WRITTEN PROBLEM →
Repeat every line of the data exactly, but not the pictures.

AVAILABLE DATA →
• • • •
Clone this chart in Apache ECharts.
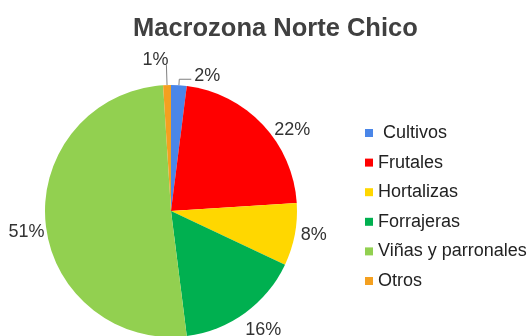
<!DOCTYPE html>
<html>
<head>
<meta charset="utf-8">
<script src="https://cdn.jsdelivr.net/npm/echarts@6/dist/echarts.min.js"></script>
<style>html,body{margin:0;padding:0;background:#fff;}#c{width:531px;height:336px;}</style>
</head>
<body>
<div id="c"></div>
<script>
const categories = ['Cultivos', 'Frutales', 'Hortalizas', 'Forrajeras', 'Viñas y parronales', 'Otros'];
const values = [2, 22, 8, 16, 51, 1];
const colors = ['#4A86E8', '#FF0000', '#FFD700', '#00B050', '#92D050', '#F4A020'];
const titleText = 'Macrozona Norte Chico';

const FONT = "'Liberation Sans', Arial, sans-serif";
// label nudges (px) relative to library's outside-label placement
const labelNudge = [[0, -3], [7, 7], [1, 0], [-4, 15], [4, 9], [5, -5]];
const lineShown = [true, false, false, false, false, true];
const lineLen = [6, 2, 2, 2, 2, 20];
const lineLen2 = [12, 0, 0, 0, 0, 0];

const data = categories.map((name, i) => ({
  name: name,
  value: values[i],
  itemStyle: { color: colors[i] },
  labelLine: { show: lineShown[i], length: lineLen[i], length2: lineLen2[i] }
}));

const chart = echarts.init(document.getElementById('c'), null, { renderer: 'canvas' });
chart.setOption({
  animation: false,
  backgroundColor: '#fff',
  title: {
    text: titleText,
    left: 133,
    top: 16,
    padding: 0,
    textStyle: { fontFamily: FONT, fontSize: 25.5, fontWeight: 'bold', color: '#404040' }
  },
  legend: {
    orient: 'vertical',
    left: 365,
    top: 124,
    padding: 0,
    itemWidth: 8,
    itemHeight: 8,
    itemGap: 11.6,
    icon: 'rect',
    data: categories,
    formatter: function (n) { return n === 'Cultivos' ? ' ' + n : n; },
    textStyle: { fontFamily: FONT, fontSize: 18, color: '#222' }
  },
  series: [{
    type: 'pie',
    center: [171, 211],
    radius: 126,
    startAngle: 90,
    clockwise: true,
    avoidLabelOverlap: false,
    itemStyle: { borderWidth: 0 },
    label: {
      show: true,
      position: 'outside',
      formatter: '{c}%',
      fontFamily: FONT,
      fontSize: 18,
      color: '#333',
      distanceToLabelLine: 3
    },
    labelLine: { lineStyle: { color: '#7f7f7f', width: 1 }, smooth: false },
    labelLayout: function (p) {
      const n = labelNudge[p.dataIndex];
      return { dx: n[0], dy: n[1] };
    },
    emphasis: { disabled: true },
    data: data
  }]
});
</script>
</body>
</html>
• • • •
ANSWER IN FULL →
Clone this chart in Apache ECharts.
<!DOCTYPE html>
<html>
<head>
<meta charset="utf-8">
<script src="https://cdn.jsdelivr.net/npm/echarts@6/dist/echarts.min.js"></script>
<style>html,body{margin:0;padding:0;background:#fff;}#c{width:531px;height:336px;}</style>
</head>
<body>
<div id="c"></div>
<script>
const categories = ['Cultivos', 'Frutales', 'Hortalizas', 'Forrajeras', 'Viñas y parronales', 'Otros'];
const values = [2, 22, 8, 16, 51, 1];
const colors = ['#4A86E8', '#FF0000', '#FFD700', '#00B050', '#92D050', '#F4A020'];
const titleText = 'Macrozona Norte Chico';

const FONT = "'Liberation Sans', Arial, sans-serif";
// label nudges (px) relative to library's outside-label placement
const labelNudge = [[0, -3], [7, 7], [1, 0], [-4, 15], [4, 9], [5, -5]];
const lineShown = [true, false, false, false, false, true];
const lineLen = [6, 2, 2, 2, 2, 20];
const lineLen2 = [12, 0, 0, 0, 0, 0];

const data = categories.map((name, i) => ({
  name: name,
  value: values[i],
  itemStyle: { color: colors[i] },
  labelLine: { show: lineShown[i], length: lineLen[i], length2: lineLen2[i] }
}));

const chart = echarts.init(document.getElementById('c'), null, { renderer: 'canvas' });
chart.setOption({
  animation: false,
  backgroundColor: '#fff',
  title: {
    text: titleText,
    left: 133,
    top: 16,
    padding: 0,
    textStyle: { fontFamily: FONT, fontSize: 25.5, fontWeight: 'bold', color: '#404040' }
  },
  legend: {
    orient: 'vertical',
    left: 365,
    top: 124,
    padding: 0,
    itemWidth: 8,
    itemHeight: 8,
    itemGap: 11.6,
    icon: 'rect',
    data: categories,
    formatter: function (n) { return n === 'Cultivos' ? ' ' + n : n; },
    textStyle: { fontFamily: FONT, fontSize: 18, color: '#222' }
  },
  series: [{
    type: 'pie',
    center: [171, 211],
    radius: 126,
    startAngle: 90,
    clockwise: true,
    avoidLabelOverlap: false,
    itemStyle: { borderWidth: 0 },
    label: {
      show: true,
      position: 'outside',
      formatter: '{c}%',
      fontFamily: FONT,
      fontSize: 18,
      color: '#333',
      distanceToLabelLine: 3
    },
    labelLine: { lineStyle: { color: '#7f7f7f', width: 1 }, smooth: false },
    labelLayout: function (p) {
      const n = labelNudge[p.dataIndex];
      return { dx: n[0], dy: n[1] };
    },
    emphasis: { disabled: true },
    data: data
  }]
});
</script>
</body>
</html>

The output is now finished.